GOAL OF THE EXERCISE: Compute the number of lines that include the string "with", then output that number and nothing else.

MATERIAL SUPPLIED:
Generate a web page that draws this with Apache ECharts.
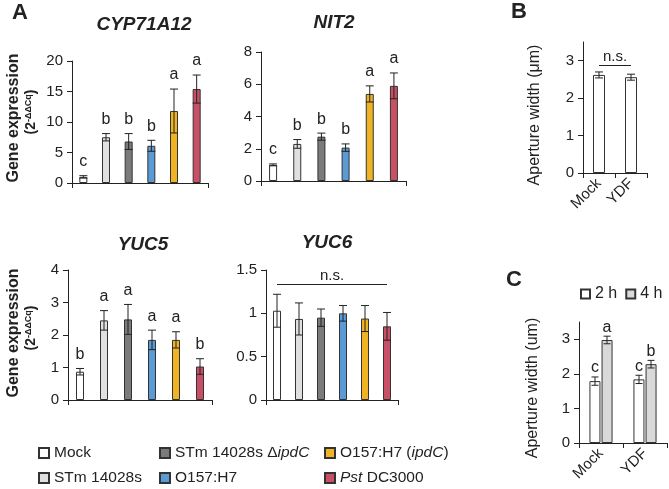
* * *
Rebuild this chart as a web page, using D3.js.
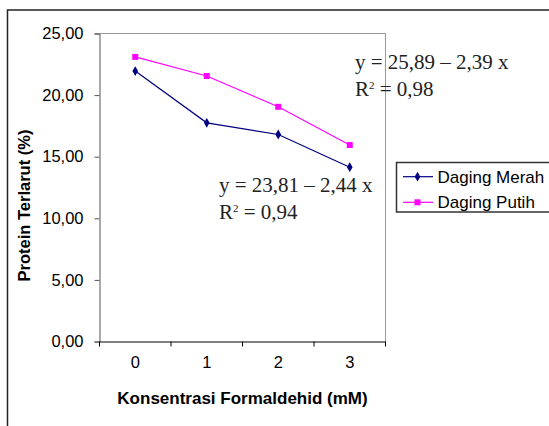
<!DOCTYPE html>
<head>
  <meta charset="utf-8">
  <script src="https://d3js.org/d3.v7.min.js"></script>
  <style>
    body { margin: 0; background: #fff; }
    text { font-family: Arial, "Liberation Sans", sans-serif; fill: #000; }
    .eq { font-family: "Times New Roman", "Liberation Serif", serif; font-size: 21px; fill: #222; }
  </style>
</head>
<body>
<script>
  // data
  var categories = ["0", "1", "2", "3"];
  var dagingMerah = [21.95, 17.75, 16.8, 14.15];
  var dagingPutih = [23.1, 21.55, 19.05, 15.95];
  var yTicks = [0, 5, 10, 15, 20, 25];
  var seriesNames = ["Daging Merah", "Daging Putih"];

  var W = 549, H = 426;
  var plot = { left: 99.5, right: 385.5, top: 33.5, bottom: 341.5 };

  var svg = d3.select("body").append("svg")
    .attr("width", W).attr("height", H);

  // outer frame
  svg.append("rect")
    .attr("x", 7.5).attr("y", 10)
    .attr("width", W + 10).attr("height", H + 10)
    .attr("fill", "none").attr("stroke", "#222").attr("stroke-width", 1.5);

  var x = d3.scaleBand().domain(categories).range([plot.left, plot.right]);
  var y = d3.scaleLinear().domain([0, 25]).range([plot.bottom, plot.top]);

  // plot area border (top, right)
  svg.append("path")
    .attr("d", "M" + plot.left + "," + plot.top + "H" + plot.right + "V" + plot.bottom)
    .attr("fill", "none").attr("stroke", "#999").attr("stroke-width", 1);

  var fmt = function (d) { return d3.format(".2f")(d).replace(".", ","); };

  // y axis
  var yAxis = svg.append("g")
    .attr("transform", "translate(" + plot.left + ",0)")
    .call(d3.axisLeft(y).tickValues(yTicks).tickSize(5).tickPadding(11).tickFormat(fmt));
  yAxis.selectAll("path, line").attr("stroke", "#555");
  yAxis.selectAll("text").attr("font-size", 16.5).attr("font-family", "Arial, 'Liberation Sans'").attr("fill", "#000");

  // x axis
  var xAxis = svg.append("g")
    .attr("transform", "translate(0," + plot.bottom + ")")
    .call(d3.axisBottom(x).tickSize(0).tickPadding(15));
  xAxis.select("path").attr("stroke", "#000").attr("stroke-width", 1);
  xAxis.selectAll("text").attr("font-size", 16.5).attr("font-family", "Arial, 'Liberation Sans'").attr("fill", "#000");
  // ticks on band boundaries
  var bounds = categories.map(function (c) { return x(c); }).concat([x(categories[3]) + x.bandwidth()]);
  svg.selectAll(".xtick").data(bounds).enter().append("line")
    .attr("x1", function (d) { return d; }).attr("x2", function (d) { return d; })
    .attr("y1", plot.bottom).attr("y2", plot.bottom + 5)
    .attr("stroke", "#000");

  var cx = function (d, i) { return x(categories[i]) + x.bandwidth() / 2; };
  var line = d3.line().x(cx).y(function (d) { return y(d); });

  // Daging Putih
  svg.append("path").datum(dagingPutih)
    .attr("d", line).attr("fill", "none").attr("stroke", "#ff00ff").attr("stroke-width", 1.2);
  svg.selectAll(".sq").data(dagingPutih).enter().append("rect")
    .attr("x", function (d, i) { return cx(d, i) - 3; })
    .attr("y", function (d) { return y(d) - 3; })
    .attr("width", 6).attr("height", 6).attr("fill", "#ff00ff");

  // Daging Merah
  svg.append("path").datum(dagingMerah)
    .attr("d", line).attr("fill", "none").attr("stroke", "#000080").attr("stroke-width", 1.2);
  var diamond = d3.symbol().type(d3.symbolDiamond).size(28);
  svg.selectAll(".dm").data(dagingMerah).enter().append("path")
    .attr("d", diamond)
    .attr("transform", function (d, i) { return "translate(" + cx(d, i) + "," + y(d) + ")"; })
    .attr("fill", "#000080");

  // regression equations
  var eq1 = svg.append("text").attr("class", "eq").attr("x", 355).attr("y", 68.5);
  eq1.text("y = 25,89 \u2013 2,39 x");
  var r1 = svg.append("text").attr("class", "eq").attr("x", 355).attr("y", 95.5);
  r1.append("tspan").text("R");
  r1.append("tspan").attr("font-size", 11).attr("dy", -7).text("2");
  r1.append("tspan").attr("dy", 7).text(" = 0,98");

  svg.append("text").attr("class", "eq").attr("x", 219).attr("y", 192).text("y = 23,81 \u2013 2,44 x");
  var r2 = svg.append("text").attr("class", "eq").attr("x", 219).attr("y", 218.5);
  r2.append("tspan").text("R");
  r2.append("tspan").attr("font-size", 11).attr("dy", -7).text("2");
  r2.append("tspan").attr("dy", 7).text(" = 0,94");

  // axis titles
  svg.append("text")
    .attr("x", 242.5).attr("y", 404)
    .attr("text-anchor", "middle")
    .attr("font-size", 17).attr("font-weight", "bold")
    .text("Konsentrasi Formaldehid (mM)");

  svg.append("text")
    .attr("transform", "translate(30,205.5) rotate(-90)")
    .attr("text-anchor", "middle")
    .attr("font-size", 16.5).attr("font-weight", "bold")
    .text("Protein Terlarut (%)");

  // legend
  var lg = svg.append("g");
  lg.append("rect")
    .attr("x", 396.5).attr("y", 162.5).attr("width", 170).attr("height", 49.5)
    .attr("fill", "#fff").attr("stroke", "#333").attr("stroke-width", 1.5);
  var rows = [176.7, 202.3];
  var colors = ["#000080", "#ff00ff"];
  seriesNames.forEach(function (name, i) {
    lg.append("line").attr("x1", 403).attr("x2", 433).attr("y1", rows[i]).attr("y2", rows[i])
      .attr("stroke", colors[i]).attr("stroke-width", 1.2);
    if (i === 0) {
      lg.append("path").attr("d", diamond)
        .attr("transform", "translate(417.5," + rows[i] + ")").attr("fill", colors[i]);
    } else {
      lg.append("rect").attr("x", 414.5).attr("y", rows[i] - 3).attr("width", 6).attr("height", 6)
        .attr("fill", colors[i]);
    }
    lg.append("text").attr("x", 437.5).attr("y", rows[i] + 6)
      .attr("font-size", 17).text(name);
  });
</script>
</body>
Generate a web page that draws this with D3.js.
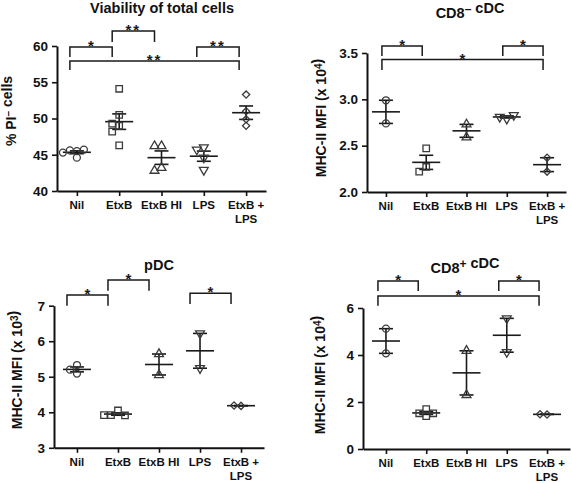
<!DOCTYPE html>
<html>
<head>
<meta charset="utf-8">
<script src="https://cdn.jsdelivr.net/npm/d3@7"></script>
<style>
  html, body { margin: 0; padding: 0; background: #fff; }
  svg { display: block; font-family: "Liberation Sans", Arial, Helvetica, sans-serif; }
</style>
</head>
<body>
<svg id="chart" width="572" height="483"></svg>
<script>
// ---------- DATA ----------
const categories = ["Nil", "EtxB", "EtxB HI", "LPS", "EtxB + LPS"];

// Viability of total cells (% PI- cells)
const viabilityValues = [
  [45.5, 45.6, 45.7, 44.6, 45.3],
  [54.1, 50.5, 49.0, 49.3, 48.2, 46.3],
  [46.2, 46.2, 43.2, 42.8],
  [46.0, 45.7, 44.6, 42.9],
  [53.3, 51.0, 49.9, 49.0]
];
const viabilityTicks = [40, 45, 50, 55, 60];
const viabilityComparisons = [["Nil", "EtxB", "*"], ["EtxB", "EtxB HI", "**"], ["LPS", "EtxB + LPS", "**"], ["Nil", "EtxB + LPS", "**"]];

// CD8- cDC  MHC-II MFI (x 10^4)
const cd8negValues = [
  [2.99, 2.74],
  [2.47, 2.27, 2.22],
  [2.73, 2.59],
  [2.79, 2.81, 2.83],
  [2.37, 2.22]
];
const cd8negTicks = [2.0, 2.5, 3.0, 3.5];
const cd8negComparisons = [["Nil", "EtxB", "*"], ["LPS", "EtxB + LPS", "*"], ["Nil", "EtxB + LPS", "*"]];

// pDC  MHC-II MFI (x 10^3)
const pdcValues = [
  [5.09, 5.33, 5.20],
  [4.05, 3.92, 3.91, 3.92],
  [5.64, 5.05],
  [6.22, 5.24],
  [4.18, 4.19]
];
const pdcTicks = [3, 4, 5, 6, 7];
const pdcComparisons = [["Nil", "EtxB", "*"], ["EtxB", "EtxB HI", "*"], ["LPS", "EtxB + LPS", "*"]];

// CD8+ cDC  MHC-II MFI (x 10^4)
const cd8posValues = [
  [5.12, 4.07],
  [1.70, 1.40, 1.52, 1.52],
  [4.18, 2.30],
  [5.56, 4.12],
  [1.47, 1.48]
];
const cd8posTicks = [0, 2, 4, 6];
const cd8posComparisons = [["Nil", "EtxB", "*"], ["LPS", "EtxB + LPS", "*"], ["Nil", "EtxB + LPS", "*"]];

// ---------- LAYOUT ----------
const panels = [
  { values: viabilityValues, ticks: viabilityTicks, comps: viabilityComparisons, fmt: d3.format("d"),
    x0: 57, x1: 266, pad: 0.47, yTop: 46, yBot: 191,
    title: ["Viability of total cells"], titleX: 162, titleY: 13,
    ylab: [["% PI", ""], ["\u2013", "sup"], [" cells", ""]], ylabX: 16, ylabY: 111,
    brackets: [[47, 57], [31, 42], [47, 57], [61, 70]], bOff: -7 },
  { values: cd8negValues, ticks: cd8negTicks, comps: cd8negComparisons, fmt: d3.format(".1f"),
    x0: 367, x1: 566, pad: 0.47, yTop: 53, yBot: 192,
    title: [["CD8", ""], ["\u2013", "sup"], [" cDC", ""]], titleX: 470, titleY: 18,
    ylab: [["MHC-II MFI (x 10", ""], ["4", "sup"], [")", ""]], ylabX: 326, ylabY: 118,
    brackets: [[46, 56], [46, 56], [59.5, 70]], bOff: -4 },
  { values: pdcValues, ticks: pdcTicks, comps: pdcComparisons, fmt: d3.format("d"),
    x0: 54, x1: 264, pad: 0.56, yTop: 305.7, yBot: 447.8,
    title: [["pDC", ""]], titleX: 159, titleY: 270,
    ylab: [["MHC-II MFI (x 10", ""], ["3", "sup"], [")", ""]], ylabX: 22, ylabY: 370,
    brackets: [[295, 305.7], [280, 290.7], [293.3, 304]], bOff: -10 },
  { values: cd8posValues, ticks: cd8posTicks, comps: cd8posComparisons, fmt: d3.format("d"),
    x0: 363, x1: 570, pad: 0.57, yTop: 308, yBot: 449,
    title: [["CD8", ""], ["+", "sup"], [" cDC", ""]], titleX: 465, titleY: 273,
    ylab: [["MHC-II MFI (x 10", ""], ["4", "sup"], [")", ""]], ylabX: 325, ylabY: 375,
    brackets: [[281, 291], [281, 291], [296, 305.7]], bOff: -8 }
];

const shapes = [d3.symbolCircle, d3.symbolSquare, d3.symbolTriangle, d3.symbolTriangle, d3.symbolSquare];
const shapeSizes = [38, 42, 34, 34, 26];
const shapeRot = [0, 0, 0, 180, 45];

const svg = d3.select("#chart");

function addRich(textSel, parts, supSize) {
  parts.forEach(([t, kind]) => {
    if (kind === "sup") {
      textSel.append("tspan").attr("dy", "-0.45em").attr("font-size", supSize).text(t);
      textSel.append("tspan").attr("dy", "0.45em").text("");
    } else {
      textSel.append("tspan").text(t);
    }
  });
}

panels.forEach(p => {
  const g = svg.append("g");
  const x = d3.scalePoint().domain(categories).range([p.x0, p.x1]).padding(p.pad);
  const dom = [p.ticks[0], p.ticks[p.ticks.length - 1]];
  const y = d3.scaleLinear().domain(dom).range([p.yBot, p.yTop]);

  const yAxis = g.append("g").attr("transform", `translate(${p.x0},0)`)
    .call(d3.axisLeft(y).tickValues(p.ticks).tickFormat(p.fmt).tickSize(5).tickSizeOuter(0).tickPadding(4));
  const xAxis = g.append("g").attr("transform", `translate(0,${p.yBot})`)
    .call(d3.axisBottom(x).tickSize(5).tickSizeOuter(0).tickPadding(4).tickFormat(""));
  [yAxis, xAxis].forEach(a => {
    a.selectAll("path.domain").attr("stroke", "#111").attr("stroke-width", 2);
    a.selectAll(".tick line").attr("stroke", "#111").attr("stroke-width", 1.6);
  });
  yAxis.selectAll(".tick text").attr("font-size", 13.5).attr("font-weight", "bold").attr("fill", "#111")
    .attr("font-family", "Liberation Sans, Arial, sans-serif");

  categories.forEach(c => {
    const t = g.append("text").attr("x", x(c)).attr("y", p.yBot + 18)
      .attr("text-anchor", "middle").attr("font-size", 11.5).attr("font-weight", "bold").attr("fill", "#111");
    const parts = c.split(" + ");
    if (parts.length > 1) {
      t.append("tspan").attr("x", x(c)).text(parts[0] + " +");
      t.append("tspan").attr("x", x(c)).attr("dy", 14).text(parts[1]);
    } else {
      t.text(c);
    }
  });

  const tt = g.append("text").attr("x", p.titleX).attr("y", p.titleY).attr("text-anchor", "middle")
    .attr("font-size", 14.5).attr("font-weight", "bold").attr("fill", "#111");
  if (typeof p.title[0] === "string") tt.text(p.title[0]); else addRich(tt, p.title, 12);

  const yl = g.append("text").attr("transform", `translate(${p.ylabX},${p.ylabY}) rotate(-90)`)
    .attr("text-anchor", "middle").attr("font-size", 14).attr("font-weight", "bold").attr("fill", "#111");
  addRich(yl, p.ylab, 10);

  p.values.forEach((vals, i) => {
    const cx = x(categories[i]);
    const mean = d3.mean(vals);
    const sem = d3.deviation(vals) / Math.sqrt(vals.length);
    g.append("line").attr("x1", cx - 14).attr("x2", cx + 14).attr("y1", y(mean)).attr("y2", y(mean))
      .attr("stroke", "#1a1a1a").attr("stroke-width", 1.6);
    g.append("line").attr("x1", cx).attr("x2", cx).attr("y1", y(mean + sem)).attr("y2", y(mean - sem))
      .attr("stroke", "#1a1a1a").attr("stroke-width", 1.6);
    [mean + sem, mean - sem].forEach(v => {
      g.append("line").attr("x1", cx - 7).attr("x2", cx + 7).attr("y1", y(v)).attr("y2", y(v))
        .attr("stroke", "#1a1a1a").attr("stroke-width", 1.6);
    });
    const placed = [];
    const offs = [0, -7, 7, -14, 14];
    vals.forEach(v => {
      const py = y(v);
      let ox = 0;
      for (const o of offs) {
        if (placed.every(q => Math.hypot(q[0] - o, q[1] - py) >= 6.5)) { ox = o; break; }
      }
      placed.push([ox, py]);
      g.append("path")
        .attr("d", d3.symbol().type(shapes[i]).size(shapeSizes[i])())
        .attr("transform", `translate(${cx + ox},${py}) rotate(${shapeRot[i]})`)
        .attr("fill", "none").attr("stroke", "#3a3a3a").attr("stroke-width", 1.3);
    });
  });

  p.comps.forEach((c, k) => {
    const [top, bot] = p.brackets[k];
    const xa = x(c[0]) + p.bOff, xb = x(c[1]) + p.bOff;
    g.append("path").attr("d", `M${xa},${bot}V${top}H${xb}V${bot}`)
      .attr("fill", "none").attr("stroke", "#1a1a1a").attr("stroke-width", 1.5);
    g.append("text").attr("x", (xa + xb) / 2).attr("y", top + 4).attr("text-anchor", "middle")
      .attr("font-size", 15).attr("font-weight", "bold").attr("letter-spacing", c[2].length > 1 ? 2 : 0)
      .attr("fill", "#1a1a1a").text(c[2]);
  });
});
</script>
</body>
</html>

EXERCISE SOLUTION: 2